Todavia, ao mesmo tempo em que se vocifera “Perigo! Legalismo!”, acolhe-se ao seio o seu irmão gêmeo, o antinomianismo. E há de ser mesmo o caso de se acolher explicitamente antinomias (não em seu sentido filosófico, mas em seu sentido estritamente teológico) e reputá-las como “menos nocivas” do que o legalismo apontado no adversário virtual.

É vergonhoso ser legalista. Já abraçar uma antinomia, não. Pelo contrário, é digno de ovação e felicitações entusiasmadas de sequazes que têm em vista os mesmos fins, ainda que estes sejam contrários às Escrituras e claramente submissos ao espírito da nossa época. O antinomianismo, nessa visão, é algo próprio de corajosos, de heróis que resolvem mergulhar de cabeça nas sutilezas de pensamentos, sem qualquer preocupação em se manter dentro de limites bíblicos – ainda que se use termos bíblicos, porém, desprovidos de cuidadosa exegese. Opa! Esse papo de limite bíblico é coisa de legalista! E legalistas não herdarão o reino dos céus… dos antinomianos, ao menos.

É perigoso caminhar por esse terreno. É um terreno arenoso, pois legalismo e antinomianismo não são opostos. Não são rivais. Ambos andam de mãos dadas em oposição à palavra de Deus. Ambos são, igualmente, inimigos da fé cristã. Ambos são, da mesma forma, opostos à graça de Deus e ao evangelho. Ambos são infidelidades. Sinclair Ferguson destaca que “a oposição entre antinomianismo e legalismo não é maior do que a oposição de ambos à graça”.[5] “Mas eu odeio a infidelidade do outro apenas.
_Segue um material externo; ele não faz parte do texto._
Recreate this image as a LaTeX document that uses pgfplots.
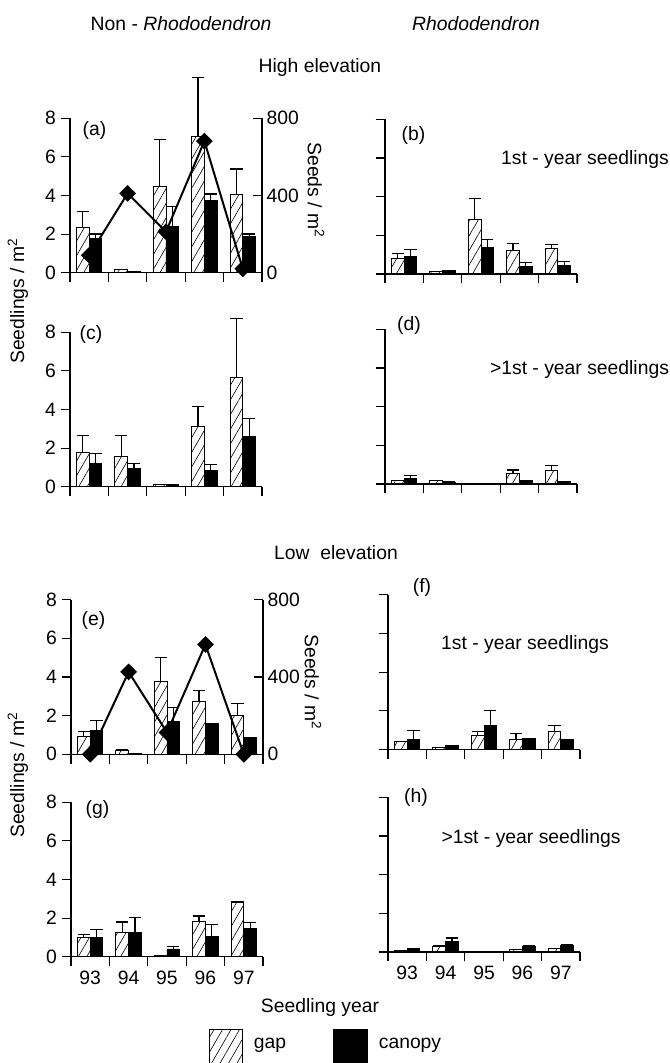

A minha é ‘menos nociva’. Talvez seja até boa”. Não, ninguém diz isso explicitamente. É algo tácito.

No final das contas, temos presenciado um uso escorregadio da linguagem, o apego a sutilezas que correm em oposição às Escrituras, endosso de artigos que defendem pontos de vista da metodologia crítica e da teologia liberal (como a defesa de que a Torah era a lei de uma pequena elite cultural em Israel e que nunca foram usados como regulamentos para toda a sociedade), é tudo o que se precisa. É tudo o que importa, não é mesmo? “Meus amigos são aqueles que alimentam o meu pecado”.

 

[1] Don Kistler. “Introduction: What Legalism Is, What Legalism Does”. In: Don Kistler (Ed.). Law & Liberty: A Biblical Look at Legalism. Orlando, FL: The Northampton Press, 2013. p. 1.

[2] Sinclair B. Ferguson. Somente Cristo: Legalismo, Antinomianismo e a Certeza do Evangelho. São Paulo: Vida Nova, 2019. p. 93.

[3] Ibid.

[4] Don Kistler. “Introduction: What Legalism Is, What Legalism Does”. In: Don Kistler (Ed.). Law & Liberty: A Biblical Look at Legalism. p. 2.

[5] Sinclair B. Ferguson. Somente Cristo: Legalismo, Antinomianismo e a Certeza do Evangelho. p. 186.